Coding up kernel mixtures

  • We start by defining our kernels.
  • Calling the code below with kernel(gamma, x, i) corresponds to sampling from \(K_i(\cdot | x)\) for \(i \in \{1, 2\}\):
kernel = function(gamma, current_point, proposal_sd) {
  dim = length(current_point)
  proposal = rnorm(dim, mean = current_point, sd = proposal_sd) 
  ratio = gamma(proposal) / gamma(current_point) 
  if (runif(1) < ratio) {
    return(proposal)
  } else {
    return(current_point)
  }
}

Based on these these kernels, here is an example how to implement the mixture:

# simple Metropolis-Hastings algorithm (normal proposal)
mcmc_mixture = function(gamma, initial_point, n_iters) {
  samples = numeric(n_iters) 
  dim = length(initial_point)
  current_point = initial_point
  for (i in 1:n_iters) {
    
1    kernel_index_choice = if (runif(1) < 0.5) 1 else 2
2    current_point = kernel(gamma, current_point, kernel_index_choice)
    
    samples[i] = current_point
  }
  return(samples)
}

source("../blocks/plot_traces_and_hist.R")
samples = mcmc_mixture(gamma_beta_binomial, 0.5,  1000)
plot_traces_and_hist(samples)
1
Flip a coin.
2
Use kernel corresponding to the coin flip outcome.
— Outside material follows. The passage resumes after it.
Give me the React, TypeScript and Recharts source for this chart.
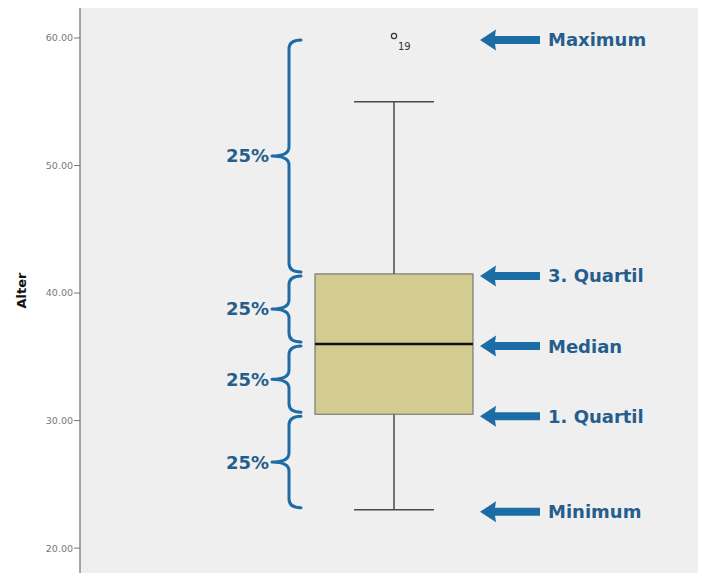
import React from 'react';
import {
  ComposedChart,
  Bar,
  Scatter,
  XAxis,
  YAxis,
  CartesianGrid,
  ReferenceArea,
  ReferenceDot,
} from 'recharts';

// ---- data ----
const categories = ['Alter'];
const minValues = [23];
const q1Values = [30.5];
const medianValues = [36];
const q3Values = [41.5];
const maxValues = [55];
const outlierValues = [60];
const outlierIds = ['19'];
const yTicks = [20, 30, 40, 50, 60];
const yDomain = [18.05, 62.35];
const markerLabels = ['Maximum', '3. Quartil', 'Median', '1. Quartil', 'Minimum'];
const markerValues = [outlierValues[0], q3Values[0], medianValues[0], q1Values[0], minValues[0]];
const braceLabel = '25%';
const braceSpans = [
  [outlierValues[0], q3Values[0]],
  [q3Values[0], medianValues[0]],
  [medianValues[0], q1Values[0]],
  [q1Values[0], minValues[0]],
];

const data = categories.map((name, i) => ({
  name,
  box: [q1Values[i], q3Values[i]],
  q1: q1Values[i],
  q3: q3Values[i],
  min: minValues[i],
  max: maxValues[i],
  median: medianValues[i],
  outlier: outlierValues[i],
  id: outlierIds[i],
}));

const BLUE = '#1c6ca6';
const TEXT_BLUE = '#255e8c';
const LABEL_FONT = '"DejaVu Sans", sans-serif';

const BoxShape = (props: any) => {
  const { x, y, width, height, payload } = props;
  const { q1, q3, min, max, median } = payload;
  const ppu = height / (q3 - q1);
  const toY = (v: number) => y + (q3 - v) * ppu;
  const cx = x + width / 2;
  const cap = 40;
  const wStroke = '#4a4a4a';
  return (
    <g>
      <line x1={cx} x2={cx} y1={toY(max)} y2={y} stroke={wStroke} strokeWidth={1.5} />
      <line x1={cx} x2={cx} y1={y + height} y2={toY(min)} stroke={wStroke} strokeWidth={1.5} />
      <line x1={cx - cap} x2={cx + cap} y1={toY(max)} y2={toY(max)} stroke={wStroke} strokeWidth={1.5} />
      <line x1={cx - cap} x2={cx + cap} y1={toY(min)} y2={toY(min)} stroke={wStroke} strokeWidth={1.5} />
      <rect x={x} y={y} width={width} height={height} fill="#d3cc90" stroke="#666" strokeWidth={1} />
      <line x1={x} x2={x + width} y1={toY(median)} y2={toY(median)} stroke="#111" strokeWidth={2.5} />
    </g>
  );
};

const OutlierShape = (props: any) => {
  const { cx, cy, payload } = props;
  return (
    <g>
      <circle cx={cx} cy={cy - 2} r={2.6} fill="none" stroke="#333" strokeWidth={1.2} />
      <text x={cx + 4} y={cy + 12} fontSize={10} fill="#333" fontFamily="'DejaVu Sans', sans-serif">
        {payload.id}
      </text>
    </g>
  );
};

const makeArrow = (label: string) => (props: any) => {
  const { cx, cy } = props;
  const tip = cx + 86;
  const headEnd = tip + 16;
  const shaftEnd = tip + 60;
  const c = cy + 2;
  const d = `M ${tip} ${c} L ${headEnd} ${c - 10.5} L ${headEnd - 1} ${c - 4} L ${shaftEnd} ${c - 4} L ${shaftEnd} ${c + 4} L ${headEnd - 1} ${c + 4} L ${headEnd} ${c + 10.5} Z`;
  return (
    <g>
      <path d={d} fill={BLUE} />
      <text x={tip + 68} y={c + 6.5} fontSize={18} fontWeight="bold" fill={TEXT_BLUE} fontFamily={LABEL_FONT}>
        {label}
      </text>
    </g>
  );
};

const BraceShape = (props: any) => {
  const { x, y, height } = props;
  const xl = x + 199;
  const xr = xl + 12;
  const xt = xl - 17;
  const y0 = y + 2;
  const y1 = y + height - 2;
  const ym = (y0 + y1) / 2;
  const r = Math.min(9, (y1 - y0) / 5);
  const d = `M ${xr} ${y0} Q ${xl} ${y0} ${xl} ${y0 + r} L ${xl} ${ym - r} Q ${xl} ${ym} ${xt} ${ym} Q ${xl} ${ym} ${xl} ${ym + r} L ${xl} ${y1 - r} Q ${xl} ${y1} ${xr} ${y1}`;
  return (
    <g>
      <path d={d} fill="none" stroke={BLUE} strokeWidth={3} strokeLinecap="round" strokeLinejoin="round" />
      <text x={xt - 3} y={ym + 6.5} fontSize={18} fontWeight="bold" fill={TEXT_BLUE} textAnchor="end" fontFamily={LABEL_FONT}>
        {braceLabel}
      </text>
    </g>
  );
};

const AxisTitle = (props: any) => {
  const vb = props.viewBox || {};
  const cy = vb.y + vb.height / 2;
  const cx = 21;
  return (
    <text
      x={cx}
      y={cy}
      transform={`rotate(-90, ${cx}, ${cy})`}
      textAnchor="middle"
      dominantBaseline="central"
      fontSize={13}
      fontWeight="bold"
      fill="#111"
      fontFamily="'DejaVu Sans', sans-serif"
    >
      Alter
    </text>
  );
};

export default function App() {
  return (
    <div style={{ position: 'absolute', left: 0, top: 0, width: 702, height: 576, background: '#fff' }}>
      <ComposedChart width={702} height={576} data={data} margin={{ top: 8, right: 4, bottom: 3, left: 0 }}>
        <CartesianGrid fill="#f0eff0" horizontal={false} vertical={false} />
        <XAxis dataKey="name" type="category" hide padding={{ left: 10, right: 0 }} />
        <YAxis
          type="number"
          domain={yDomain}
          allowDataOverflow
          ticks={yTicks}
          tickFormatter={(v: number) => v.toFixed(2)}
          width={80}
          tickSize={6}
          tickMargin={1}
          axisLine={{ stroke: '#8a8a8a', strokeWidth: 1.5 }}
          tickLine={{ stroke: '#777' }}
          tick={{ fontSize: 9.5, fill: '#777', fontFamily: "'DejaVu Sans', sans-serif" }}
          label={<AxisTitle />}
        />
        {braceSpans.map((s, i) => (
          <ReferenceArea key={`b${i}`} y1={s[0]} y2={s[1]} shape={BraceShape} />
        ))}
        <Bar dataKey="box" barSize={158} shape={BoxShape} isAnimationActive={false} />
        <Scatter dataKey="outlier" shape={OutlierShape} isAnimationActive={false} />
        {markerValues.map((v, i) => (
          <ReferenceDot key={`m${i}`} x={categories[0]} y={v} shape={makeArrow(markerLabels[i])} />
        ))}
        <ReferenceArea fill="none" stroke="#8a8a8a" strokeWidth={1.5} fillOpacity={0} />
      </ComposedChart>
    </div>
  );
}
Mathematical notation for kernel mixtures

  • Instead of using \(K_1\) and \(K_2\) with equal probability…
  • …let \(\rho_1\) denote the probability to use \(K_1\),
  • …and \(\rho_2 = 1 - \rho_1\).

Expression for the mixture of the two kernels: \[K_\text{mix}(x' | x) = \sum_{i=1}^2 \rho_i K_i(x' | x). \]

Invariance result

Mixtures preserve invariance

Proposition: if \(K_i\) are \(\pi\)-invariant, then their mixture is \(\pi\)-invariant.

Question: can you prove this result? Convince yourself at the same time that the argument crucially depends on \(\rho\) not varying with the current state.

\[\begin{align*} \sum_x \pi(x) K(x' | x) &= \sum_x \pi(x) \sum_i \rho_i K_i(x' | x) \;\;\text{(def of mixture)} \\ &= \sum_i \rho_i \sum_x \pi(x) K_i(x' | x) \\ &= \sum_i \rho_i \pi(x') \;\;\text{(invariance of each $K_i$)} \\ &= \pi(x') \sum_i \rho_i \\ &= \pi(x') \;\;\text{($\rho_i$ are probabilities)}. \\ \end{align*}\]

Methodological application

Question: would it be a good idea to use the current state to adapt the mixture proportion (i.e., using \(\rho_i(x)\) instead of \(\rho_i\)?

  1. Yes, it would improve mixing.
  2. Yes, it would reduce the running time.
  3. No, it would break irreducibility.
  4. No, it would break invariance.
  5. None of the above.

No, it would break \(\pi\)-invariance.

Let us rewrite the first few steps of the above invariance argument, with \(\rho_i(x)\) instead of \(\rho\), until the argument breaks down: \[\begin{align*} \sum_x \pi(x) K(x' | x) &= \sum_x \pi(x) \sum_i \rho_i(x) K_i(x' | x) \;\;\text{(def of mixture)} \\ &\neq \sum_i \rho_i(x) \sum_x \pi(x) K_i(x' | x), \\ \end{align*}\] where the last line does not make sense, i.e. \(\rho_i(x)\) now depends on \(x\), so we cannot rearrange the sums in a way that makes it possible to invoke invariance of the \(K_i\). Can you identify an explicit counter example?